(Set problem):
Please reproduce the lines of the records below from the one holding "Give me the matplotlib source for this chart." through the one holding "ax.text(i, v +", inclusive, skipping all pictures.

[Dataset rows]
[Begin]

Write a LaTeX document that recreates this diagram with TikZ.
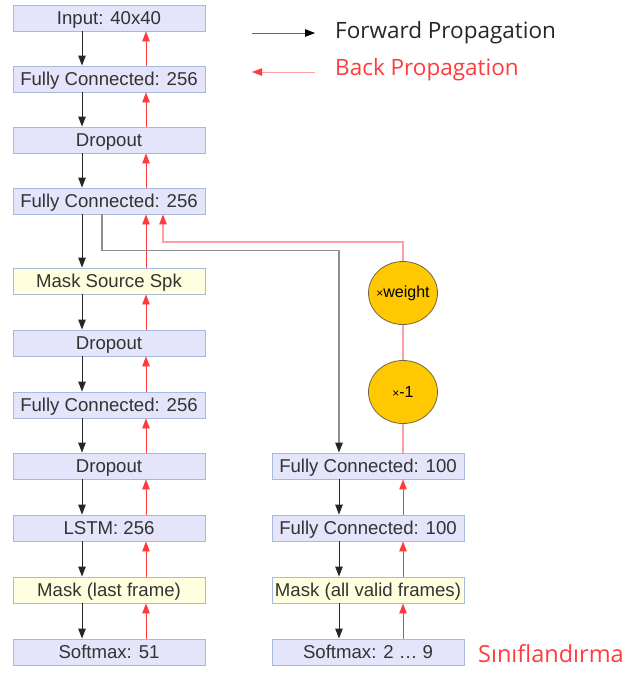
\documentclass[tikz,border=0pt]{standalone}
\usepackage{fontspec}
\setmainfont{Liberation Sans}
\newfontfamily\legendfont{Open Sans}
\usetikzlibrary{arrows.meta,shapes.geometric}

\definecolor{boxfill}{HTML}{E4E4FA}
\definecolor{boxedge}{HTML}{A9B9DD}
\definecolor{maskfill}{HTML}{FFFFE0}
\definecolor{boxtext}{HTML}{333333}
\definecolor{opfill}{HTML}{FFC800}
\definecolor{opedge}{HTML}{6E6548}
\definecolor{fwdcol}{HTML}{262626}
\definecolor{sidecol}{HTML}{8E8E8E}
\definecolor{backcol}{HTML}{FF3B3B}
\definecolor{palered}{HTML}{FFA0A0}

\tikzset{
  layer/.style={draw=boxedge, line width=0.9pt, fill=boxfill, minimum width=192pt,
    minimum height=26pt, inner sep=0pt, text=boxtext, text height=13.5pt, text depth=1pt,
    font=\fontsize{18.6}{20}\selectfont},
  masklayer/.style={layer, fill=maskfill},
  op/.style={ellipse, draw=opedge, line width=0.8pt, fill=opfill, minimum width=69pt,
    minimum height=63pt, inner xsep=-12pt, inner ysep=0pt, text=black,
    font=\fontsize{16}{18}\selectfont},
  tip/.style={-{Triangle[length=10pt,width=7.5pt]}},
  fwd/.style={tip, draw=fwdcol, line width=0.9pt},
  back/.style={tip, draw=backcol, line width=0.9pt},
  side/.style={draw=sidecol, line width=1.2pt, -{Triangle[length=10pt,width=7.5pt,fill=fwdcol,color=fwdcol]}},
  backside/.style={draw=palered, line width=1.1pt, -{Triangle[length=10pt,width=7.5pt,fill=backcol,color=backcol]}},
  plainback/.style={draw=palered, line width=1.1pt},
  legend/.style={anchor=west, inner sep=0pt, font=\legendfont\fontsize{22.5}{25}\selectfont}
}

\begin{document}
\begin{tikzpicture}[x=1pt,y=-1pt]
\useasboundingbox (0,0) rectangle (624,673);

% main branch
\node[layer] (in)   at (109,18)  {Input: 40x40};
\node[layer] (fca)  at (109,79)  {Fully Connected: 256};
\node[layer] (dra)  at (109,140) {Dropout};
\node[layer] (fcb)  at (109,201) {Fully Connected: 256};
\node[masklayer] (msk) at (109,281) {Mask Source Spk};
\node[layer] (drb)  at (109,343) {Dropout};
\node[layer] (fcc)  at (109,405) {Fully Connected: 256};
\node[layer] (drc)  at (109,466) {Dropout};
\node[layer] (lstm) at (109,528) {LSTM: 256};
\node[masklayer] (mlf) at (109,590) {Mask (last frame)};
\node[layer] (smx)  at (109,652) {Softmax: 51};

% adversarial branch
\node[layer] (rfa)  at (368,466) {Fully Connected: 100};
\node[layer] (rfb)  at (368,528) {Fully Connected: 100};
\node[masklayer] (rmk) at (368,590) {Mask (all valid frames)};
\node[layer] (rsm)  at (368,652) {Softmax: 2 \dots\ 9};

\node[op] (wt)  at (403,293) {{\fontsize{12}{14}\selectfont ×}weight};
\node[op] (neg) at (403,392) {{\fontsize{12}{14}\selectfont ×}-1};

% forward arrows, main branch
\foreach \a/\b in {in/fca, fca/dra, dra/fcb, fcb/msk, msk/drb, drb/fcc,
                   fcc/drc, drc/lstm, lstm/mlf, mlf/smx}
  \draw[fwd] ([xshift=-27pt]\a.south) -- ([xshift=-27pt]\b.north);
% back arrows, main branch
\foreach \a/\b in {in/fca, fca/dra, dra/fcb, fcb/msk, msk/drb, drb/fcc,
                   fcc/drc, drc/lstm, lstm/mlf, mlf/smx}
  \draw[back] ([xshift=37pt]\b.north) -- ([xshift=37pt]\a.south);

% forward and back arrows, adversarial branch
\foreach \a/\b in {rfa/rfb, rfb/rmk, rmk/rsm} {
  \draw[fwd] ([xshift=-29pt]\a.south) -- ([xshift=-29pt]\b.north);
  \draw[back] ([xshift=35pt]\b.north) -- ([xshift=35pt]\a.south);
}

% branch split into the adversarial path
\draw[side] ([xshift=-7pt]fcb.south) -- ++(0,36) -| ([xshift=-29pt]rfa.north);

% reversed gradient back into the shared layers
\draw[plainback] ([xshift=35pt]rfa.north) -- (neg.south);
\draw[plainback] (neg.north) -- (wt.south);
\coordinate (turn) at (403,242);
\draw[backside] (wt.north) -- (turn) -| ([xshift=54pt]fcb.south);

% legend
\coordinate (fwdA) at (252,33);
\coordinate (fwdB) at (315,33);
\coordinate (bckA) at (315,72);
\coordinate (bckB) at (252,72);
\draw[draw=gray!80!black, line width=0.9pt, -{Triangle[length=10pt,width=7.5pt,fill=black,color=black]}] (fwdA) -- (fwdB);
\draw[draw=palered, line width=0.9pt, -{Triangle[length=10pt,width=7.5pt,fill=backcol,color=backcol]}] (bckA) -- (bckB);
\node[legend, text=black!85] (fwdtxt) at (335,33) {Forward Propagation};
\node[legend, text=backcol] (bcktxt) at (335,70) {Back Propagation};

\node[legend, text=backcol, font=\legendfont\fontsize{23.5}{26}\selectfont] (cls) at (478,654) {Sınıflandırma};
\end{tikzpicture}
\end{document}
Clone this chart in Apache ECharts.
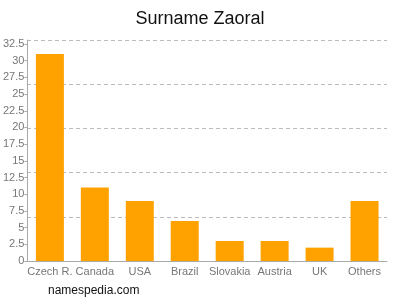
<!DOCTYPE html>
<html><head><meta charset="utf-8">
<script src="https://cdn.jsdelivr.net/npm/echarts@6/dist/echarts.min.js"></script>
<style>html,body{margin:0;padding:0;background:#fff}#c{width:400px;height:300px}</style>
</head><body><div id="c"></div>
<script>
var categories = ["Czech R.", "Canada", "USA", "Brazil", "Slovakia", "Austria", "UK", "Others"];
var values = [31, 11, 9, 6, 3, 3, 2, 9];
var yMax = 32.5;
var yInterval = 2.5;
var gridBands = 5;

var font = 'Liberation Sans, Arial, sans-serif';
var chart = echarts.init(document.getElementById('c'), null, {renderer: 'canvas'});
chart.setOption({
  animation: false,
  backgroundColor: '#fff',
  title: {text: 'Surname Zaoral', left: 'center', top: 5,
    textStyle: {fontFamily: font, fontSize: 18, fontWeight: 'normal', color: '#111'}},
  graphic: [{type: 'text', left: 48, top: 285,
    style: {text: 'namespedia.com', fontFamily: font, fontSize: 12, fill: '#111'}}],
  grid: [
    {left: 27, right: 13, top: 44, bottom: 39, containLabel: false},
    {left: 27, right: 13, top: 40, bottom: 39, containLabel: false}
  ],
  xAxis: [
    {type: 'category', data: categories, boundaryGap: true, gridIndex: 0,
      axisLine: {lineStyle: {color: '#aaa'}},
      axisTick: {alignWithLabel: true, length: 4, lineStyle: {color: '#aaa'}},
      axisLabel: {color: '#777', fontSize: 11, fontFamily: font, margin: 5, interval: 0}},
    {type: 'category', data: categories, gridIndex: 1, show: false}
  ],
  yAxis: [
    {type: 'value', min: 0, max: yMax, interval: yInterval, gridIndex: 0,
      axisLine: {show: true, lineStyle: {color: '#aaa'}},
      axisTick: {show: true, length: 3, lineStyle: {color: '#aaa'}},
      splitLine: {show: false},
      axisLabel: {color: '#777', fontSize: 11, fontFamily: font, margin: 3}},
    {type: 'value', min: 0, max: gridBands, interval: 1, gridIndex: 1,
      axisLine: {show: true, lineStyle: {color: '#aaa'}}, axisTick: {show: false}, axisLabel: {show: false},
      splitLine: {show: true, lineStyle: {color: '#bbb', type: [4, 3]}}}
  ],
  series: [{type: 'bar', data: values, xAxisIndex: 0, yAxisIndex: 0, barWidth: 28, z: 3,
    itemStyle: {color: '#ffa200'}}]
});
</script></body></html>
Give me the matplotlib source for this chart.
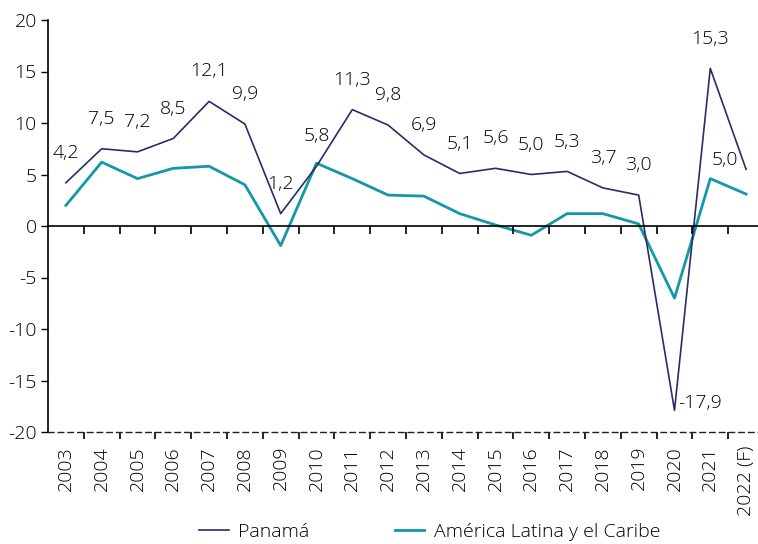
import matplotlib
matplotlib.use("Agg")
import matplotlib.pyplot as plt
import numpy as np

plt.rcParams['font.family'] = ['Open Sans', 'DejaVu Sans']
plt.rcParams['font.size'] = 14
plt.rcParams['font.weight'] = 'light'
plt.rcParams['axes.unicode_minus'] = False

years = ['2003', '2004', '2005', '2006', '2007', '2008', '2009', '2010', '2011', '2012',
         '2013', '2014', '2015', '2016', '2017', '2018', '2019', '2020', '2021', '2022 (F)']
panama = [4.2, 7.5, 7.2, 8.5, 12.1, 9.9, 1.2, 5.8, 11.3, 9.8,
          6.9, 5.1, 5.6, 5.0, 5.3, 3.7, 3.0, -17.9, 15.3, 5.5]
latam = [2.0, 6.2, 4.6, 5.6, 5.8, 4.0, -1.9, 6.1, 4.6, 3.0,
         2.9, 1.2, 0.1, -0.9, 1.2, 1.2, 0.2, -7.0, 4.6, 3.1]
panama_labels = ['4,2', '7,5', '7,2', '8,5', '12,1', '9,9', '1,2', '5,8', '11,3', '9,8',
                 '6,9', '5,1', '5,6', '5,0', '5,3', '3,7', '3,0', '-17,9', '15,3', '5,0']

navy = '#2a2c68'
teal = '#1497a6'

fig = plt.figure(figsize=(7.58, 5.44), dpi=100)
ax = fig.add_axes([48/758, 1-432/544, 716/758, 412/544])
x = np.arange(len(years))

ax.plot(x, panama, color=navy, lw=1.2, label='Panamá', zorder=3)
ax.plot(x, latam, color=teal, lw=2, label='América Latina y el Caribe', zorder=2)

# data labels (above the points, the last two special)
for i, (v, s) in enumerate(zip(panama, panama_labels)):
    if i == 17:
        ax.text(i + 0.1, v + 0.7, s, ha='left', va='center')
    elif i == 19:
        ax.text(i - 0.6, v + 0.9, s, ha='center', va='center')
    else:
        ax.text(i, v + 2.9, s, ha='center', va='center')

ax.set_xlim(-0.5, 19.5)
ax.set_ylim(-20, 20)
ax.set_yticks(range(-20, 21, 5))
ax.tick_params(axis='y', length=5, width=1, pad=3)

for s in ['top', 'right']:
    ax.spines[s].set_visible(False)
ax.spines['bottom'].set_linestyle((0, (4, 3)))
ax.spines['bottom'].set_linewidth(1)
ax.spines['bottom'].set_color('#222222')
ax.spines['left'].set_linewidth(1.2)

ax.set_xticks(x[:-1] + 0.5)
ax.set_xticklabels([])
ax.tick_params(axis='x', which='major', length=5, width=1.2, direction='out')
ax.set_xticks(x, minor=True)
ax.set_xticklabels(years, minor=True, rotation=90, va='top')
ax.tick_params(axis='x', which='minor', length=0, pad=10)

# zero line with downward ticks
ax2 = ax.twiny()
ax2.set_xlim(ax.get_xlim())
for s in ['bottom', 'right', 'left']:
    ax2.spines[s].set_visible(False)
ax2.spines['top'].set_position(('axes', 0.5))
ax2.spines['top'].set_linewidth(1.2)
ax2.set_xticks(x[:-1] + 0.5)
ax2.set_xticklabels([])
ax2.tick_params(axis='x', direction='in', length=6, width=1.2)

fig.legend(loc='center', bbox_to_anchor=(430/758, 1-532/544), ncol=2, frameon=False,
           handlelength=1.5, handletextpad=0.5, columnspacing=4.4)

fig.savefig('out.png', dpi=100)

[End]

(Written reply):
Give me the matplotlib source for this chart.
import matplotlib
matplotlib.use("Agg")
import matplotlib.pyplot as plt
import numpy as np

plt.rcParams['font.family'] = ['Open Sans', 'DejaVu Sans']
plt.rcParams['font.size'] = 14
plt.rcParams['font.weight'] = 'light'
plt.rcParams['axes.unicode_minus'] = False

years = ['2003', '2004', '2005', '2006', '2007', '2008', '2009', '2010', '2011', '2012',
         '2013', '2014', '2015', '2016', '2017', '2018', '2019', '2020', '2021', '2022 (F)']
panama = [4.2, 7.5, 7.2, 8.5, 12.1, 9.9, 1.2, 5.8, 11.3, 9.8,
          6.9, 5.1, 5.6, 5.0, 5.3, 3.7, 3.0, -17.9, 15.3, 5.5]
latam = [2.0, 6.2, 4.6, 5.6, 5.8, 4.0, -1.9, 6.1, 4.6, 3.0,
         2.9, 1.2, 0.1, -0.9, 1.2, 1.2, 0.2, -7.0, 4.6, 3.1]
panama_labels = ['4,2', '7,5', '7,2', '8,5', '12,1', '9,9', '1,2', '5,8', '11,3', '9,8',
                 '6,9', '5,1', '5,6', '5,0', '5,3', '3,7', '3,0', '-17,9', '15,3', '5,0']

navy = '#2a2c68'
teal = '#1497a6'

fig = plt.figure(figsize=(7.58, 5.44), dpi=100)
ax = fig.add_axes([48/758, 1-432/544, 716/758, 412/544])
x = np.arange(len(years))

ax.plot(x, panama, color=navy, lw=1.2, label='Panamá', zorder=3)
ax.plot(x, latam, color=teal, lw=2, label='América Latina y el Caribe', zorder=2)

# data labels (above the points, the last two special)
for i, (v, s) in enumerate(zip(panama, panama_labels)):
    if i == 17:
        ax.text(i + 0.1, v + 0.7, s, ha='left', va='center')
    elif i == 19:
        ax.text(i - 0.6, v + 0.9, s, ha='center', va='center')
    else:
        ax.text(i, v + 2.9, s, ha='center', va='center')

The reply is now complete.